- WRITTEN EXERCISE -
Make an exact copy of the data below, leaving out every picture.
[START EXERCISE MATERIALS]
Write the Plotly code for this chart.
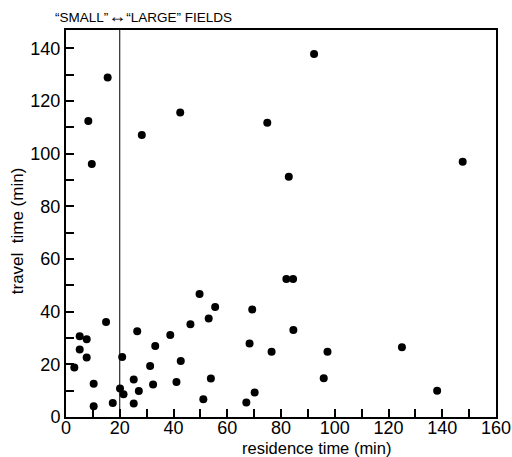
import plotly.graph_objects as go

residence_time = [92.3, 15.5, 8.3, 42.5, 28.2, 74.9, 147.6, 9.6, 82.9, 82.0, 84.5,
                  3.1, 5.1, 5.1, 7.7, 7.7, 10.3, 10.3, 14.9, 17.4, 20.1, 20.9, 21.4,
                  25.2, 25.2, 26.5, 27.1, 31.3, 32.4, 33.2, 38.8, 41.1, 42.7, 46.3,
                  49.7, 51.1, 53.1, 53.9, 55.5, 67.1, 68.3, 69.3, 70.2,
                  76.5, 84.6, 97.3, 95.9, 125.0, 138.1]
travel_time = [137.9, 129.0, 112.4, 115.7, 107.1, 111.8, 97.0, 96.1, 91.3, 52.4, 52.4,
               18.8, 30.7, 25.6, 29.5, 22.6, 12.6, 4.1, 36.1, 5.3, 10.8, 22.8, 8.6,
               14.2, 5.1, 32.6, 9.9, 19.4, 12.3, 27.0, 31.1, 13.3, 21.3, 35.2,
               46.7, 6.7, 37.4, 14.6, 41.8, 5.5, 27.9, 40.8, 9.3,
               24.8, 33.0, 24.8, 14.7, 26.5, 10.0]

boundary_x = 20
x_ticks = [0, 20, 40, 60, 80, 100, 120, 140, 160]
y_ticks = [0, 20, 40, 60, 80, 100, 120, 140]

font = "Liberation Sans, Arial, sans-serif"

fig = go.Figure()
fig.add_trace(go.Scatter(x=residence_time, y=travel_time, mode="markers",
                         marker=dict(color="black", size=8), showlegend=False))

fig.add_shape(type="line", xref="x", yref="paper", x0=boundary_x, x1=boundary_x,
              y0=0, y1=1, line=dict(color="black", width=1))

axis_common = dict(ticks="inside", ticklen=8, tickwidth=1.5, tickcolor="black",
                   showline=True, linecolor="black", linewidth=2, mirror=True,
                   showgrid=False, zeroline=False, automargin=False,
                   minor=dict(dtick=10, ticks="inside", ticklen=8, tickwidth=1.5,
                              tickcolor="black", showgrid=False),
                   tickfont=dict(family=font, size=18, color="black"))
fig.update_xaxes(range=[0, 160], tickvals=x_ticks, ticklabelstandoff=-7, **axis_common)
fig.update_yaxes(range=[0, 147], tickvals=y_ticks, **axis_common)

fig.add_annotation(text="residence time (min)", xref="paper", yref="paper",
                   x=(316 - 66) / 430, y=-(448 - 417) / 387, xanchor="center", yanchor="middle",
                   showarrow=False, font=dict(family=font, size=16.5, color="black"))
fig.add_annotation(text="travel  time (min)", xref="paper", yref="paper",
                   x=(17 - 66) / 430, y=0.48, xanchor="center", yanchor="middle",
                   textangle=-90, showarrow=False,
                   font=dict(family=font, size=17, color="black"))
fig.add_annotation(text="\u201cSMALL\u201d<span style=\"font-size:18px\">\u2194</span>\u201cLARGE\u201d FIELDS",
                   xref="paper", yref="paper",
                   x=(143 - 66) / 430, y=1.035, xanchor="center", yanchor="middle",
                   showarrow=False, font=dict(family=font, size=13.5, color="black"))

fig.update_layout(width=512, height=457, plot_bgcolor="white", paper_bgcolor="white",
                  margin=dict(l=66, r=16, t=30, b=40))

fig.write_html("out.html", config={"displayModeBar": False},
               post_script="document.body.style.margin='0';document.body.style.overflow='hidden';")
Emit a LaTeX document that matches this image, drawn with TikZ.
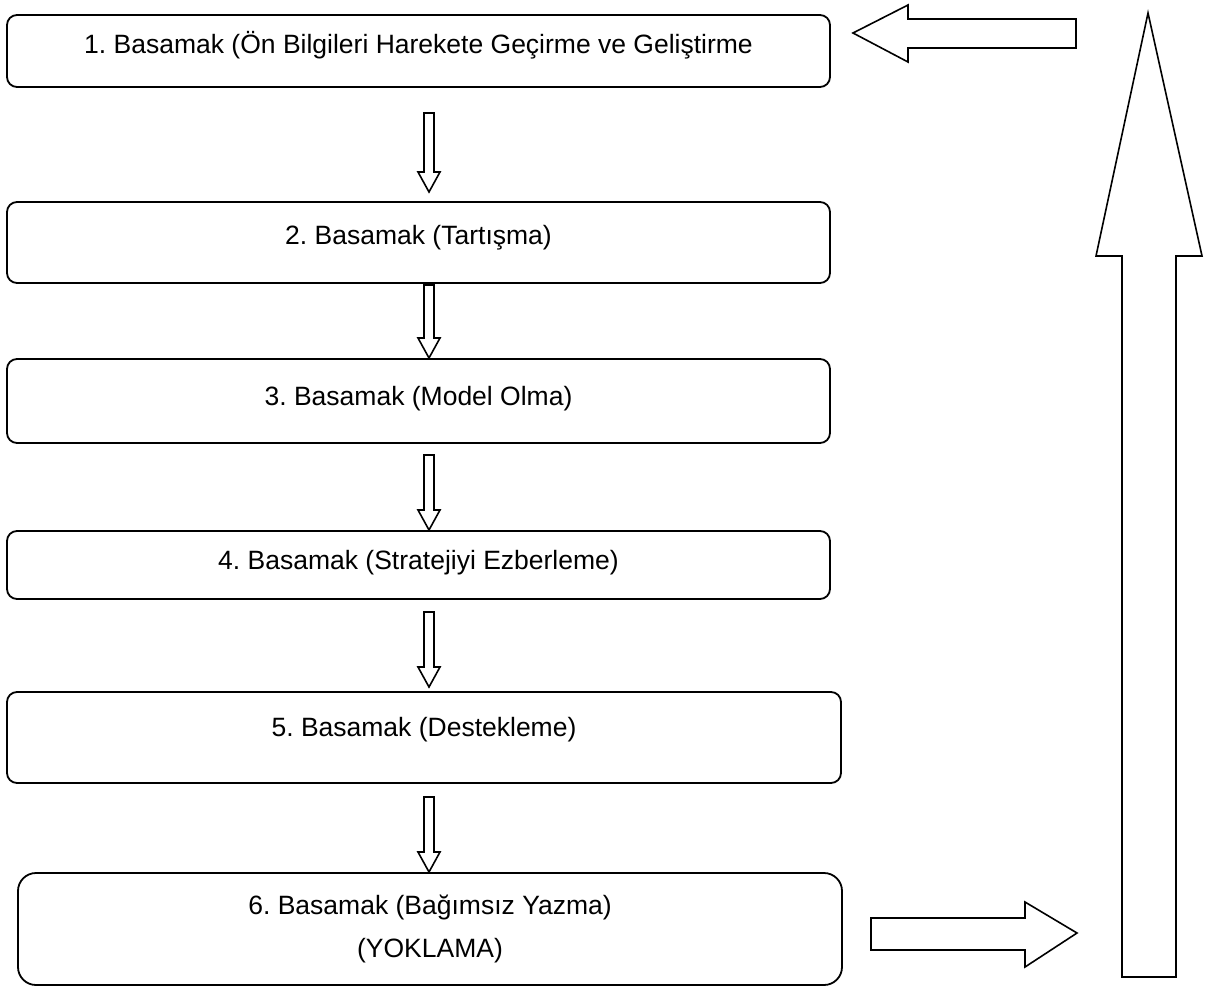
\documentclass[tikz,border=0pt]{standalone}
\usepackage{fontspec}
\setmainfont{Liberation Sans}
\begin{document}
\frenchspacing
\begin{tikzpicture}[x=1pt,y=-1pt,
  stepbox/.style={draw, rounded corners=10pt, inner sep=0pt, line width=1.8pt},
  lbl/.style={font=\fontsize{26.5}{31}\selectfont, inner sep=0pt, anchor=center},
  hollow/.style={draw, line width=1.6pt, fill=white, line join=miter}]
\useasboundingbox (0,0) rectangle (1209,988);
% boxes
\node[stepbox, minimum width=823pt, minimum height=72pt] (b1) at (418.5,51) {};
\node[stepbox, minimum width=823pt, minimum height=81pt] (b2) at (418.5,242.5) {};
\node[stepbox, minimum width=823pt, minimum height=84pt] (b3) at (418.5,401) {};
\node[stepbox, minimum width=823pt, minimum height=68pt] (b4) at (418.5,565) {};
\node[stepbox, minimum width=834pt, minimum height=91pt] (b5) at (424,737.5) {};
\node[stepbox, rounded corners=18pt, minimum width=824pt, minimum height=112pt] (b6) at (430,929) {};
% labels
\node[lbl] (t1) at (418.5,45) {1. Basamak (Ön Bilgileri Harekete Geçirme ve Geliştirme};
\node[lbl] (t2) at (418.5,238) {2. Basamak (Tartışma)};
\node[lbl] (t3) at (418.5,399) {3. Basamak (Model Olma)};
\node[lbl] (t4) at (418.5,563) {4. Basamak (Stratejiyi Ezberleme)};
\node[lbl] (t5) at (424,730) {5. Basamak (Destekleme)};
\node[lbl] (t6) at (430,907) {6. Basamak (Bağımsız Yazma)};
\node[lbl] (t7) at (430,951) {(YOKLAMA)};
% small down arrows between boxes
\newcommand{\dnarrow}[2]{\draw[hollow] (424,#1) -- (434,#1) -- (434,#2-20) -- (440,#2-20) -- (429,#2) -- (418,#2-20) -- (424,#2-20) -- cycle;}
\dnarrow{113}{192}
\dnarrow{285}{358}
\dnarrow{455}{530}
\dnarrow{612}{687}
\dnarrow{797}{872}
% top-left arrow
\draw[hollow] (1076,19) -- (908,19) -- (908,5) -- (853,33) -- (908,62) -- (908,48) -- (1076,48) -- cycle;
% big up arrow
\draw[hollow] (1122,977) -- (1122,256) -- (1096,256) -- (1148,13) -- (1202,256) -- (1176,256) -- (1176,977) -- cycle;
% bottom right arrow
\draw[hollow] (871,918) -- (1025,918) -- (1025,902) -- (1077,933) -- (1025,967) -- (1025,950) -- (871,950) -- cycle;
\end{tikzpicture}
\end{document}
[END EXERCISE MATERIALS]
- SOLUTION TO THIS TASK -
Write the Plotly code for this chart.
import plotly.graph_objects as go

residence_time = [92.3, 15.5, 8.3, 42.5, 28.2, 74.9, 147.6, 9.6, 82.9, 82.0, 84.5,
                  3.1, 5.1, 5.1, 7.7, 7.7, 10.3, 10.3, 14.9, 17.4, 20.1, 20.9, 21.4,
                  25.2, 25.2, 26.5, 27.1, 31.3, 32.4, 33.2, 38.8, 41.1, 42.7, 46.3,
                  49.7, 51.1, 53.1, 53.9, 55.5, 67.1, 68.3, 69.3, 70.2,
                  76.5, 84.6, 97.3, 95.9, 125.0, 138.1]
travel_time = [137.9, 129.0, 112.4, 115.7, 107.1, 111.8, 97.0, 96.1, 91.3, 52.4, 52.4,
               18.8, 30.7, 25.6, 29.5, 22.6, 12.6, 4.1, 36.1, 5.3, 10.8, 22.8, 8.6,
               14.2, 5.1, 32.6, 9.9, 19.4, 12.3, 27.0, 31.1, 13.3, 21.3, 35.2,
               46.7, 6.7, 37.4, 14.6, 41.8, 5.5, 27.9, 40.8, 9.3,
               24.8, 33.0, 24.8, 14.7, 26.5, 10.0]

boundary_x = 20
x_ticks = [0, 20, 40, 60, 80, 100, 120, 140, 160]
y_ticks = [0, 20, 40, 60, 80, 100, 120, 140]

font = "Liberation Sans, Arial, sans-serif"

fig = go.Figure()
fig.add_trace(go.Scatter(x=residence_time, y=travel_time, mode="markers",
                         marker=dict(color="black", size=8), showlegend=False))

fig.add_shape(type="line", xref="x", yref="paper", x0=boundary_x, x1=boundary_x,
              y0=0, y1=1, line=dict(color="black", width=1))

axis_common = dict(ticks="inside", ticklen=8, tickwidth=1.5, tickcolor="black",
                   showline=True, linecolor="black", linewidth=2, mirror=True,
                   showgrid=False, zeroline=False, automargin=False,
                   minor=dict(dtick=10, ticks="inside", ticklen=8, tickwidth=1.5,
                              tickcolor="black", showgrid=False),
                   tickfont=dict(family=font, size=18, color="black"))
fig.update_xaxes(range=[0, 160], tickvals=x_ticks, ticklabelstandoff=-7, **axis_common)
fig.update_yaxes(range=[0, 147], tickvals=y_ticks, **axis_common)

fig.add_annotation(text="residence time (min)", xref="paper", yref="paper",
                   x=(316 - 66) / 430, y=-(448 - 417) / 387, xanchor="center", yanchor="middle",
                   showarrow=False, font=dict(family=font, size=16.5, color="black"))
fig.add_annotation(text="travel  time (min)", xref="paper", yref="paper",
                   x=(17 - 66) / 430, y=0.48, xanchor="center", yanchor="middle",
                   textangle=-90, showarrow=False,
                   font=dict(family=font, size=17, color="black"))
fig.add_annotation(text="\u201cSMALL\u201d<span style=\"font-size:18px\">\u2194</span>\u201cLARGE\u201d FIELDS",
                   xref="paper", yref="paper",
                   x=(143 - 66) / 430, y=1.035, xanchor="center", yanchor="middle",
                   showarrow=False, font=dict(family=font, size=13.5, color="black"))

fig.update_layout(width=512, height=457, plot_bgcolor="white", paper_bgcolor="white",
                  margin=dict(l=66, r=16, t=30, b=40))

fig.write_html("out.html", config={"displayModeBar": False},
               post_script="document.body.style.margin='0';document.body.style.overflow='hidden';")
Emit a LaTeX document that matches this image, drawn with TikZ.
\documentclass[tikz,border=0pt]{standalone}
\usepackage{fontspec}
\setmainfont{Liberation Sans}
\begin{document}
\frenchspacing
\begin{tikzpicture}[x=1pt,y=-1pt,
  stepbox/.style={draw, rounded corners=10pt, inner sep=0pt, line width=1.8pt},
  lbl/.style={font=\fontsize{26.5}{31}\selectfont, inner sep=0pt, anchor=center},
  hollow/.style={draw, line width=1.6pt, fill=white, line join=miter}]
\useasboundingbox (0,0) rectangle (1209,988);
% boxes
\node[stepbox, minimum width=823pt, minimum height=72pt] (b1) at (418.5,51) {};
\node[stepbox, minimum width=823pt, minimum height=81pt] (b2) at (418.5,242.5) {};
\node[stepbox, minimum width=823pt, minimum height=84pt] (b3) at (418.5,401) {};
\node[stepbox, minimum width=823pt, minimum height=68pt] (b4) at (418.5,565) {};
\node[stepbox, minimum width=834pt, minimum height=91pt] (b5) at (424,737.5) {};
\node[stepbox, rounded corners=18pt, minimum width=824pt, minimum height=112pt] (b6) at (430,929) {};
% labels
\node[lbl] (t1) at (418.5,45) {1. Basamak (Ön Bilgileri Harekete Geçirme ve Geliştirme};
\node[lbl] (t2) at (418.5,238) {2. Basamak (Tartışma)};
\node[lbl] (t3) at (418.5,399) {3. Basamak (Model Olma)};
\node[lbl] (t4) at (418.5,563) {4. Basamak (Stratejiyi Ezberleme)};
\node[lbl] (t5) at (424,730) {5. Basamak (Destekleme)};
\node[lbl] (t6) at (430,907) {6. Basamak (Bağımsız Yazma)};
\node[lbl] (t7) at (430,951) {(YOKLAMA)};
% small down arrows between boxes
\newcommand{\dnarrow}[2]{\draw[hollow] (424,#1) -- (434,#1) -- (434,#2-20) -- (440,#2-20) -- (429,#2) -- (418,#2-20) -- (424,#2-20) -- cycle;}
\dnarrow{113}{192}
\dnarrow{285}{358}
\dnarrow{455}{530}
\dnarrow{612}{687}
\dnarrow{797}{872}
% top-left arrow
\draw[hollow] (1076,19) -- (908,19) -- (908,5) -- (853,33) -- (908,62) -- (908,48) -- (1076,48) -- cycle;
% big up arrow
\draw[hollow] (1122,977) -- (1122,256) -- (1096,256) -- (1148,13) -- (1202,256) -- (1176,256) -- (1176,977) -- cycle;
% bottom right arrow
\draw[hollow] (871,918) -- (1025,918) -- (1025,902) -- (1077,933) -- (1025,967) -- (1025,950) -- (871,950) -- cycle;
\end{tikzpicture}
\end{document}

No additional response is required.